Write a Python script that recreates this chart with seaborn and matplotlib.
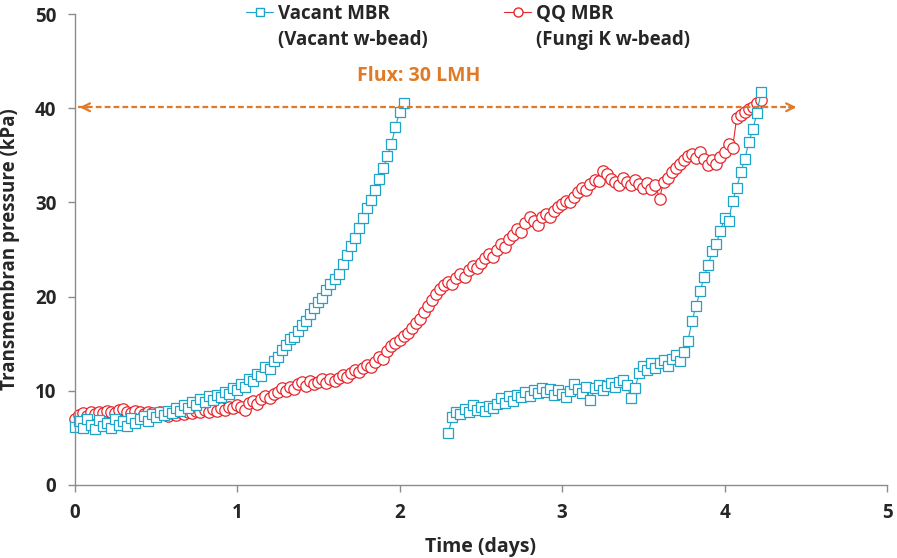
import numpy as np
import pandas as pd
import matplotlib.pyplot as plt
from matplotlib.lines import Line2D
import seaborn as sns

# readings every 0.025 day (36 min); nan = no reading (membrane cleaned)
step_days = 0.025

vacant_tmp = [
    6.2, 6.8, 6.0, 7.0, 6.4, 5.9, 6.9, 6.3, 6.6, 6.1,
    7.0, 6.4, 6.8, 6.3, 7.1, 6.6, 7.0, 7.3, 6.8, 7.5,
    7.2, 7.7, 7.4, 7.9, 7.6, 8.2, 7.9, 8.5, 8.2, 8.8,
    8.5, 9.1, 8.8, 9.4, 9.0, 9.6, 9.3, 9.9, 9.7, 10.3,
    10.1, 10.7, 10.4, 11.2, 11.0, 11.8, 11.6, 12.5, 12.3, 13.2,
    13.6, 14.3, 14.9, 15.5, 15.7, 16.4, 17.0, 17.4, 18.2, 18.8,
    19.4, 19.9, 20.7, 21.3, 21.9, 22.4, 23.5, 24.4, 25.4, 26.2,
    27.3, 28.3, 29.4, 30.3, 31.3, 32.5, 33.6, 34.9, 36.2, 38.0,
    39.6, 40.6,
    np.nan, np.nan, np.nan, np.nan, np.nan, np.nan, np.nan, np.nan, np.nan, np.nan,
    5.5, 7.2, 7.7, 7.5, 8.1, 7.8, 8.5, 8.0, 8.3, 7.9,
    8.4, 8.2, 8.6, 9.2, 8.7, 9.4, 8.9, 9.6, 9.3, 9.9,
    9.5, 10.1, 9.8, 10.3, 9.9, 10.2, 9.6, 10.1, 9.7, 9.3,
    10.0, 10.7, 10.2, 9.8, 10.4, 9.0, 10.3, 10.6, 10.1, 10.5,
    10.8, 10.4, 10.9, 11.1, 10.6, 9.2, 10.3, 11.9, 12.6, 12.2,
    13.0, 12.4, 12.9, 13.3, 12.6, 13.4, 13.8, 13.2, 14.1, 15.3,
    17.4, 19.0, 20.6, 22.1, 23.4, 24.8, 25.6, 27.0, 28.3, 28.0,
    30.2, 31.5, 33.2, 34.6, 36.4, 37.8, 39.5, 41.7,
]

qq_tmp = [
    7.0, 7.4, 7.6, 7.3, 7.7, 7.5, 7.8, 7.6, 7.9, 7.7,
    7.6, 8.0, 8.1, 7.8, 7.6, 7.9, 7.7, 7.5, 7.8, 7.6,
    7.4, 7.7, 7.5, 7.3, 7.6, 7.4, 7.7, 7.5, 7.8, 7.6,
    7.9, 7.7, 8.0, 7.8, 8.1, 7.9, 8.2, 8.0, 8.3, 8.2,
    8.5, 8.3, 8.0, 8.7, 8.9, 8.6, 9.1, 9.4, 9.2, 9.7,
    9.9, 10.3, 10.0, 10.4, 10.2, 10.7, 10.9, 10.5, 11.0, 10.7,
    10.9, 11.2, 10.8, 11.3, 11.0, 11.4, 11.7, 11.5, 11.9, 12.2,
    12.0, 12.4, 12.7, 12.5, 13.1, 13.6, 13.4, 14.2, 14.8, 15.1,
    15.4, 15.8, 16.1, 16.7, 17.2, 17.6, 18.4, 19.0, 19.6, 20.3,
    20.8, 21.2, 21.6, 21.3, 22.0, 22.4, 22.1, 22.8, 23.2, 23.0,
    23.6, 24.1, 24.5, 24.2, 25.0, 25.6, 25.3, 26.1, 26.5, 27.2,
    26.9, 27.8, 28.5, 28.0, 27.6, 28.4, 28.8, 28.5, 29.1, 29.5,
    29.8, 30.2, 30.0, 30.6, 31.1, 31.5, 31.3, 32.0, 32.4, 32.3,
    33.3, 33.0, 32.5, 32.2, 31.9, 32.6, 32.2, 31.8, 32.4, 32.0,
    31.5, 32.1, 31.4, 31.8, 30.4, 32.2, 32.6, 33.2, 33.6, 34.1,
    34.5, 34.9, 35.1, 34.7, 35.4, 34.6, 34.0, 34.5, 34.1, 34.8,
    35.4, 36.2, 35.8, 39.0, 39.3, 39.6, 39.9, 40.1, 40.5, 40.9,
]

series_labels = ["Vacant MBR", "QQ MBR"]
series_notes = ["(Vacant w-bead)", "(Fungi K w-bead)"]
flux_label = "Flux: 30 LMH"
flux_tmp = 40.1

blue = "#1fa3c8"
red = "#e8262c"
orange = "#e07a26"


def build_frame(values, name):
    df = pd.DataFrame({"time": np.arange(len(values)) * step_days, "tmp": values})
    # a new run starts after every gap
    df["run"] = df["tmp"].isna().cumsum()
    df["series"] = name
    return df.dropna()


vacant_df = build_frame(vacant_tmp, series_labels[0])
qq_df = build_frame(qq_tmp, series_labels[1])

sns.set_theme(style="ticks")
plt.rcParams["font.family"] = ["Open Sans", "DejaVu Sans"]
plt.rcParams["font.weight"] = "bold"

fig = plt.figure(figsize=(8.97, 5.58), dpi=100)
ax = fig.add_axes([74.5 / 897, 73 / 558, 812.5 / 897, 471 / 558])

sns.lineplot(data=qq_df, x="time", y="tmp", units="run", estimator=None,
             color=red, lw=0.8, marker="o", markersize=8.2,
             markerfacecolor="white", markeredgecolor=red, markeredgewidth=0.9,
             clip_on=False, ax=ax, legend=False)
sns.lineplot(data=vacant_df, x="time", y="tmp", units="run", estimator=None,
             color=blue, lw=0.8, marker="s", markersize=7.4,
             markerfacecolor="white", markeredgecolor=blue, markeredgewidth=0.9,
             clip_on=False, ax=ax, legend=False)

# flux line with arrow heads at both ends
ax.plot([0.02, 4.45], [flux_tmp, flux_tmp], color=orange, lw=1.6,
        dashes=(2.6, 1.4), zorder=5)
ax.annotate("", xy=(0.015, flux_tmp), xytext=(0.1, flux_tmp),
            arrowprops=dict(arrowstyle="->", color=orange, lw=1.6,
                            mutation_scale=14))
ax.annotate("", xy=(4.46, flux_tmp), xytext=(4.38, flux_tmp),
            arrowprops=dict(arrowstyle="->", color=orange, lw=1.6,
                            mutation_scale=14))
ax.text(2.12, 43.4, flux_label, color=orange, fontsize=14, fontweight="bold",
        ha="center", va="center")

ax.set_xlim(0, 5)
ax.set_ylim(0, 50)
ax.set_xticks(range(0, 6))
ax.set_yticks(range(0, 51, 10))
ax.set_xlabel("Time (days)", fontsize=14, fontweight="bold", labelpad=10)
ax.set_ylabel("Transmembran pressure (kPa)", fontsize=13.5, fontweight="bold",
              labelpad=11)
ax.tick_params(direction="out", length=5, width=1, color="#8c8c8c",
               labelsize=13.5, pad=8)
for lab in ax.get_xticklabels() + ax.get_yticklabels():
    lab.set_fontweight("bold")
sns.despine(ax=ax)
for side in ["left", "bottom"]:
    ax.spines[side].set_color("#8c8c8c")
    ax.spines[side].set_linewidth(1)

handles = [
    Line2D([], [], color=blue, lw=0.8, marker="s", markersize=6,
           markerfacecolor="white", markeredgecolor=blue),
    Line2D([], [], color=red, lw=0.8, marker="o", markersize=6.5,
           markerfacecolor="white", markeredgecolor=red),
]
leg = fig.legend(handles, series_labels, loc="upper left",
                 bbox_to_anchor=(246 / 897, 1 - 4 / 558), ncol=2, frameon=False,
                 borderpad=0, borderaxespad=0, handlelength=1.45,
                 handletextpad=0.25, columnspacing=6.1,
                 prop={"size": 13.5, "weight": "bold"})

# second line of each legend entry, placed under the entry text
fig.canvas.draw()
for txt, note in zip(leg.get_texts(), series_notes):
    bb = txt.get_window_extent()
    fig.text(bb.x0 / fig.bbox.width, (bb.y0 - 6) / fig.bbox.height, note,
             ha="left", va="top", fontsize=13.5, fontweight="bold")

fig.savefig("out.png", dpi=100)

==

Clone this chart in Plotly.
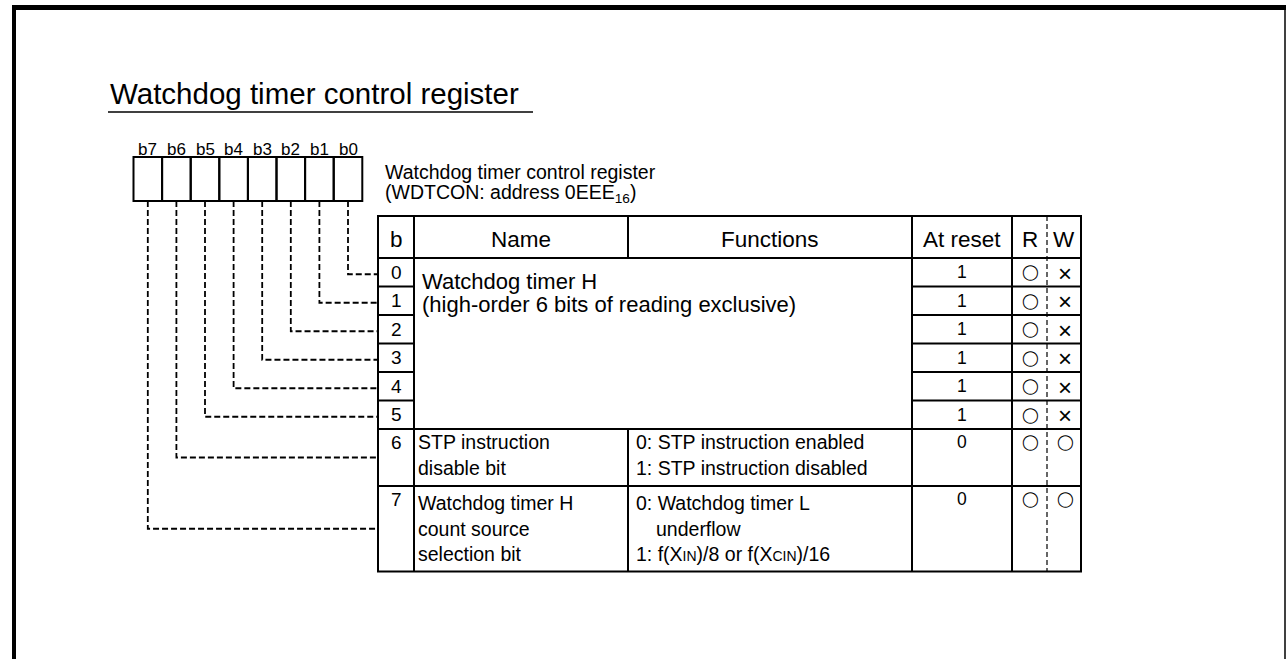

## Problem:
Write out the lines from the one containing "Write a Python" down to the one containing "step_days = 0.025", both included, exactly as they appear. Leave out any pictures.

## Exercise result:
Write a Python script that recreates this chart with seaborn and matplotlib.
import numpy as np
import pandas as pd
import matplotlib.pyplot as plt
from matplotlib.lines import Line2D
import seaborn as sns

# readings every 0.025 day (36 min); nan = no reading (membrane cleaned)
step_days = 0.025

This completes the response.